When I ask Ibrahim about his personal political stance, he says that people tend to refer to him as more of a “Social Democrat”.
He says that what originally drew him to the Liberal Democrats was “the sense of trust in the individual, and in communities. It always echoes this thing and I think that the party really need to embrace this”.
There’s a strong sense that Ibrahim feels that the party suits his politics, rather than the other way around. He says: “I don’t see the world through the prism of party politics, [but rather] through my own experiences, professional experiences, personal experiences, [and those of] the people that I is down and work with.”
It is the sense of personal freedom that Ibrahim applauds in the Liberal Democrats. He believes that politicians should not be constrained to strict party policies, rather that they should say and do what they personally feel is best.
“I think that’s where the Lib Dems lie – it’s not especially idealogical but it is very value driven, to justice, to fairness, to equality and a radical refusal to accept the conformity. Conformity breeds a status quo, it reinforces the establishments and that’s not what my life about and its not what my politics is about.”
For several years Ibrahim ran fundraising for the party’s Brent office, and he admits that he was surprised when Nick Clegg offered him a spokesperson role despite him being often critical of the party when he felt they were wrong.
“I know that people were thinking ‘oh now he’ll shut up, now he’ll tow the party line’. That was on the Wednesday, on the Monday was the fracking vote: up goes my Huffington Post article on Tuesday morning saying the government’s wrong, Nick Clegg’s wrong and I would have voted against.”
It wasn’t until after Sarah Teather announced that she was going to step down from her position as the Lib Dems’ Brent candidate that Ibrahim considered running for office.
He was encouraged by many to stand as her replacement: “Sarah pushed that as well, so I sat in her office and took on voluntary case work,” he explains.
“She had three professional case workers there, which is a very unusual service designed to help the community and people in need, and the cases I was hearing were my own upbringing reflected back at me.
“What struck me quite vividly was that this was an issue of child poverty – and that is not something that is just about the child but about the family and their housing, their educational circumstances and their employment.”
He goes on to quote Frederick Douglass, a 19th Century former slave and political reformist: “It is easier to build strong children than to repair broken men.”
And that’s really what it’s about for Ibrahim: his work isn’t about adhering to strict policies or keeping his mouth shut in order to progress the ranks of a political career: “Being a career politician means looking at some sort of ladder for yourself, but I see politics as something for change.”
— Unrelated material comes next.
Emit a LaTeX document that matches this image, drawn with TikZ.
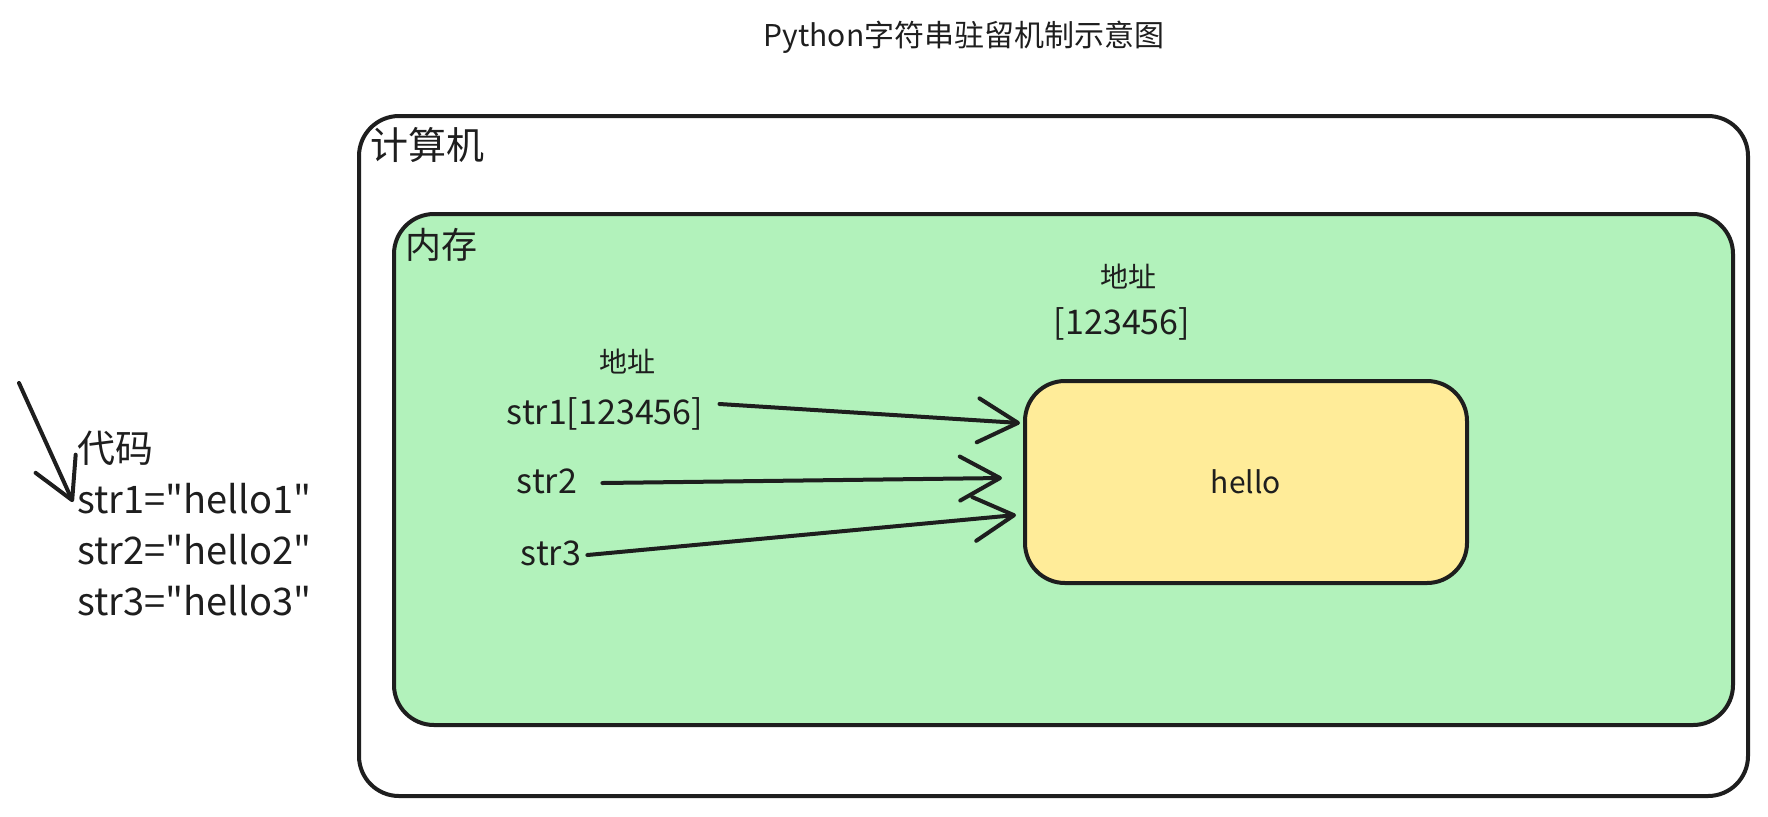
\documentclass[tikz,border=0pt]{standalone}
\usepackage{fontspec}
\setmainfont{Noto Sans CJK SC}[Ligatures=TeXOff]
\usetikzlibrary{arrows.meta,positioning}
\definecolor{inkblack}{HTML}{1E1E1E}
\definecolor{memgreen}{HTML}{B2F2BB}
\definecolor{cellyellow}{HTML}{FFEC99}
\tikzset{
  box/.style       = {shape=rectangle, rounded corners=20pt,
          draw=inkblack, line width=2pt},
  outerbox/.style  = {box, fill=white, minimum width=694.5pt, minimum height=340pt},
  membox/.style    = {box, fill=memgreen, minimum width=669.5pt, minimum height=255.5pt},
  cellbox/.style   = {box, fill=cellyellow, minimum width=221pt, minimum height=101pt,
          font=\fontsize{15}{18}\selectfont},
  boxlabel/.style  = {inner sep=0pt, anchor=north west, font=\fontsize{19}{22}\selectfont},
  varlabel/.style  = {inner sep=0pt, font=\fontsize{17}{20}\selectfont},
  addrlabel/.style = {inner sep=0pt, font=\fontsize{14}{17}\selectfont},
  codetext/.style  = {inner sep=0pt, align=left, anchor=north west,
          font=\fontsize{19}{25.5}\selectfont},
  pointer/.style   = {draw=inkblack, line width=2pt, line cap=round,
          -{Straight Barb[round, length=20pt, width=22pt]}}
}

\begin{document}
\begin{tikzpicture}
  [
    x                 = 0.5pt,
    y                 = -0.5pt,
    every node/.style = {text=inkblack}
  ]
  \useasboundingbox (0,0) rectangle (1768,816);
  \node [font=\fontsize{15}{18}\selectfont] (title) at (964,37) {Python字符串驻留机制示意图};
  \node [outerbox] (computer) at (1053.5,456) {};
  \node [boxlabel] (computerlabel) at ([shift={(13,13)}]computer.north west) {计算机};
  \node [membox] (memory) at (1063.5,469.5) {};
  \node [boxlabel, font=\fontsize{18}{21}\selectfont] (memorylabel)
    at ([shift={(13,16)}]memory.north west) {内存};
  \node [cellbox] (cell) at (1246,482) {hello};
  \node [addrlabel] (celladdr) at (1128,277) {地址};
  \node [varlabel] (celladdrval) at (1122,324) {[123456]};
  \node [addrlabel] (varaddr) at (627,362) {地址};
  \node [varlabel] (str1) at (605,414) {str1[123456]};
  \node [varlabel] (str2) at (547,481) {str2};
  \node [varlabel] (str3) at (551,553) {str3};
  \draw [pointer] ([shift={(16,-10)}]str1.east) -- ([shift={(-3,-59)}]cell.west);
  \draw [pointer] ([shift={(25,2)}]str2.east) -- ([shift={(-21,-4)}]cell.west);
  \draw [pointer] ([shift={(6,2)}]str3.east) -- ([shift={(-7,33)}]cell.west);
  \node [codetext] (code) at (77,431)
    {代码\\str1="hello1"\\str2="hello2"\\str3="hello3"};
  \coordinate (codearrowtail) at (19,383);
  \coordinate (codearrowhead) at (73,502);
  \draw [pointer] (codearrowtail) -- (codearrowhead);
\end{tikzpicture}
\end{document}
Ibrahim is about doing what he feels is the best thing to do, which is making sure that people are given an equal opportunity: “I really believe that if you don’t have opportunity, you can’t have freedom and we need to give people opportunity. And the best way to do that is to give them that early on in life, give them the best possible start, so that the circumstances they are born into aren’t the circumstances that define the rest of their lives.”
Editor’s Note:
A few days after this piece was published The Daily Telegraph ran a story that alleged Ibrahim Taguri had discussed with a potential donor how he might make a donation through a proxy, which is illegal. Ibrahim has denied any wrongdoing and said that if he had accepted the cheque it would have been declared properly. Following this story Ibrahim has stepped down as a candidate for the Liberal Democrats and will now be running as an independent candidate.